Further odd and ginger-centric research suggests—likely errroneously—that redheads have a lower tolerance for pain, compared with other hair colours.

Red is the rarest hair colour on the planet among both humans and animals. While the highest population of redheads can be found in Scotland (13 per cent) and Ireland (10 per cent), the world’s population of carrot tops is thought to be between two and five per cent—not counting, of course, those of us blessed with a good colourist. As previously mentioned, natural red hair is often accompanied by pale skin, and freckles. Along with this comes a sensitivity to light, a tendency to burn easily when exposed to UV rays and an unfortunate predisposition for being picked on at the playground.

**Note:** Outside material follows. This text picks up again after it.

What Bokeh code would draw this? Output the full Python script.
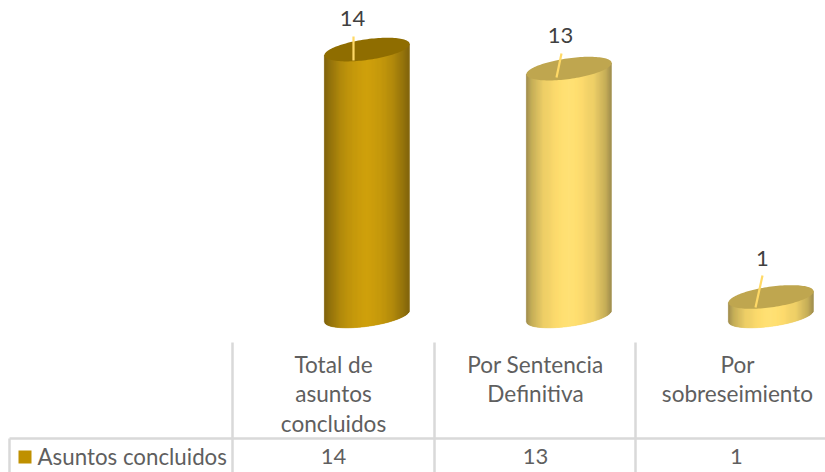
import numpy as np
from bokeh.embed import file_html
from bokeh.resources import INLINE
from bokeh.plotting import figure
from bokeh.models import Range1d
from bokeh.core.properties import value as V

# ---- data ----
categories = ["Total de\nasuntos\nconcluidos", "Por Sentencia\nDefinitiva", "Por\nsobreseimiento"]
series_name = "Asuntos concluidos"
values = [14, 13, 1]

# ---- layout (pixels of the reference picture) ----
W, H, OFF = 825, 472, 0
X0, DX = 366.5, 202.0          # first column centre / pitch
Y0, DY = 315.5, 19.03          # baseline / px per unit
A, B, TILT = 43.0, 10.3, np.radians(8.0)
FONT = "Lato"
GREY = "#5F5F5F"
GRID = "#D9D9D9"
LEADER = "#FFD966"
side_stops = {
    0: ["#7A5C00", "#8C6A00", "#B08600", "#C49500", "#CC9C00", "#C49500", "#B08600", "#8C6A00", "#7A5C00"],
    1: ["#9A8746", "#C0A850", "#EBCB60", "#FBD867", "#FFE16E", "#FBD867", "#EBCB60", "#C0A850", "#9A8746"],
}
top_fill = {0: "#8F6D00", 1: "#BFA64F"}
stop_pos = [0, .06, .2, .35, .5, .65, .8, .94, 1]
bar_style = [0, 1, 1]
label_xy = [(352, 18), (560, 35), (762, 258)]
leader_seg = [((353, 60), (353, 36)), ((556, 77), (561, 53)), ((755, 307), (762, 275))]
table_cols = [232, 434, 635]
cat_centres = [333, 535, 737]
line_ys = [363.5, 393, 422.5]
row_y = 455.5


def to_rgb(h):
    return np.array([int(h[i:i + 2], 16) for i in (1, 3, 5)], float)


def shade(stops, t):
    rgb = [np.interp(t, stop_pos, [to_rgb(s)[k] for s in stops]) for k in range(3)]
    return "#%02x%02x%02x" % tuple(int(round(c)) for c in rgb)


def roots(dx):
    """Screen-y offsets (up, low) of the tilted ellipse at horizontal offset dx (y down)."""
    c, s = np.cos(-TILT), np.sin(-TILT)
    qa = s * s / A**2 + c * c / B**2
    qb = 2 * dx * c * s * (1 / A**2 - 1 / B**2)
    qc = dx * dx * (c * c / A**2 + s * s / B**2) - 1
    d = np.sqrt(np.maximum(qb * qb - 4 * qa * qc, 0))
    return (-qb - d) / (2 * qa), (-qb + d) / (2 * qa)


p = figure(width=W, height=H, output_backend="svg", toolbar_location=None,
           x_axis_location=None, y_axis_location=None,
           x_range=Range1d((OFF - X0) / DX, (OFF + W - X0) / DX),
           y_range=Range1d((Y0 - OFF - H) / DY, (Y0 - OFF) / DY),
           min_border=0, outline_line_color=None, background_fill_color="white",
           border_fill_color="white")
p.grid.visible = False
p.extra_x_ranges["px"] = Range1d(OFF, OFF + W)
p.extra_y_ranges["px"] = Range1d(OFF + H, OFF)
px = dict(x_range_name="px", y_range_name="px")

half = np.sqrt((A * np.cos(TILT))**2 + (B * np.sin(TILT))**2)
edges = np.arange(-half, half + 0.01, 1.0)
for i, v in enumerate(values):
    xs, ys, cols = [], [], []
    for e0, e1 in zip(edges[:-1], edges[1:]):
        t = (0.5 * (e0 + e1) + half) / (2 * half)
        u0, l0 = roots(e0)
        u1, l1 = roots(e1)
        xs.append([i + e0 / DX, i + e1 / DX, i + e1 / DX, i + e0 / DX])
        ys.append([v - 0.5 * (u0 + l0) / DY, v - 0.5 * (u1 + l1) / DY, -l1 / DY, -l0 / DY])
        cols.append(shade(side_stops[bar_style[i]], t))
    p.patches(xs, ys, fill_color=cols, line_color=cols, line_width=0.6)
    tt = np.linspace(0, 2 * np.pi, 120)
    ex = A * np.cos(tt) * np.cos(TILT) + B * np.sin(tt) * np.sin(TILT)
    ey = A * np.cos(tt) * np.sin(TILT) - B * np.sin(tt) * np.cos(TILT)
    p.patch(i + ex / DX, v + ey / DY, fill_color=top_fill[bar_style[i]], line_color=None)

    (x0, y0), (x1, y1) = leader_seg[i]
    p.line([x0, x1], [y0, y1], line_color=LEADER, line_width=2.2, **px)
    p.text([label_xy[i][0]], [label_xy[i][1]], text=[str(v)], text_font=V(FONT), text_font_size="22px",
           text_color="#404040", text_align="center", text_baseline="middle", **px)

# table
for x in table_cols:
    p.line([x, x], [342, 472], line_color=GRID, line_width=2.5, **px)
p.line([9, 825], [438, 438], line_color=GRID, line_width=2.5, **px)
p.line([9, 9], [438, 472], line_color=GRID, line_width=2.5, **px)
for cx, cat, v in zip(cat_centres, categories, values):
    for ly, t in zip(line_ys, cat.split("\n")):
        p.text([cx], [ly], text=[t], text_font=V(FONT), text_font_size="22.6px", text_color=GREY,
               text_align="center", text_baseline="middle", **px)
    p.text([cx - (1 if cx == 737 else 0)], [row_y], text=[str(v)], text_font=V(FONT), text_font_size="22px", text_color=GREY,
           text_align="center", text_baseline="middle", **px)
p.quad(left=[18], right=[31], top=[450], bottom=[463], fill_color="#BF9000", line_color=None, **px)
p.text([37], [row_y], text=[series_name], text_font=V(FONT), text_font_size="22.3px", text_color=GREY,
       text_align="left", text_baseline="middle", **px)

open("out.html", "w").write(file_html(p, INLINE))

Although elementary school mocking may have hurt some feelings, it hardly compares to the treatment of redheads throughout history. The ancient Greeks reportedly believed that gingers became vampires in the afterlife and in Eastern Europe during the Middle Ages, redheads were associated with witches and werewolves and were often persecuted and even killed as a result. And yet in spite of—or perhaps because of—its mysterious and mythical nature, red hair has also been an object of glorification and beauty in art and literature. Mary Magdalene, a Biblical figure commonly associated with sin and desire, is often painted with long auburn hair and Titian, a Renaissance painter in the 16th century, was so fond of painting red-haired women that his name has become synonymous with the hue. Sylvia Plath alludes to the hair colour’s alluring powers in her 1962 poem “Lady Lazarus:” “Out of the ash/ I rise with my red hair/ And I eat men like air.” Hollywood has also contributed to the redhead myth in depicting those of the ginger persuasion, particularly women, as hot-headed, sassy or lascivious —think Lucille Ball in I Love Lucy or Julia Roberts as the feisty ginger prostitute in Pretty Woman. Jonathan Swift satirized this belief in Gulliver’s Travels, saying, “It is observed that the red-haired of both sexes are more libidinous and mischievous than the rest, whom yet they much exceed in strength and activity.”

In Still Life with Woodpecker, a novel by Tom Robbins, redheads are described as the children of the moon, a race thwarted by the sun and addicted to sex and sugar.

Popular children’s characters, such as the fiercely independent Pippi Longstocking, the plucky Little Orphan Annie or the unabashedly curious Anne Shirley of Anne of Green Gables, have also championed the idea of the little red-headed girl as spunky and spirited.

Although there are no immediately available statistics on red hair at Queen’s, the naturally small demographic of redheads at the University have enjoyed a much higher profile in the past year in the wake of a certain rhapsodic tribute to red hair.

Queen’s student and proud redhead Sally Guy, ArtSci ’10, told the Journal in an e-mail that she has been compared to Queen’s most famous redhead, as well as many others. “People seem to think I look like pretty much any famous redhead in Hollywood; people tell me I look like Nicole Kidman, when she is clearly a whole BMI category lighter than me and about seven feet taller,” she said.

“I was once asked if I was Lindsay Lohan in an airport, and yes, I have also been [called] ‘Rojo Caliente.’” Love them or hate them, for gingers, their hair colour is undeniably a conversation piece—which may explain why redheads everywhere seem to find their identity so inextricably tied to their hair colour. It’s enough to give a redhead, even a counterfeit one, an identity crisis. Guy agreed.

“Basically, people seem to notice me first as a redhead and second as ‘Sally,’” she said. But with regards to the still prevalent discrimination against ginger kids, she remains optimistic. “Hopefully Prince Harry can marry some redheaded hottie and change it all around for us.”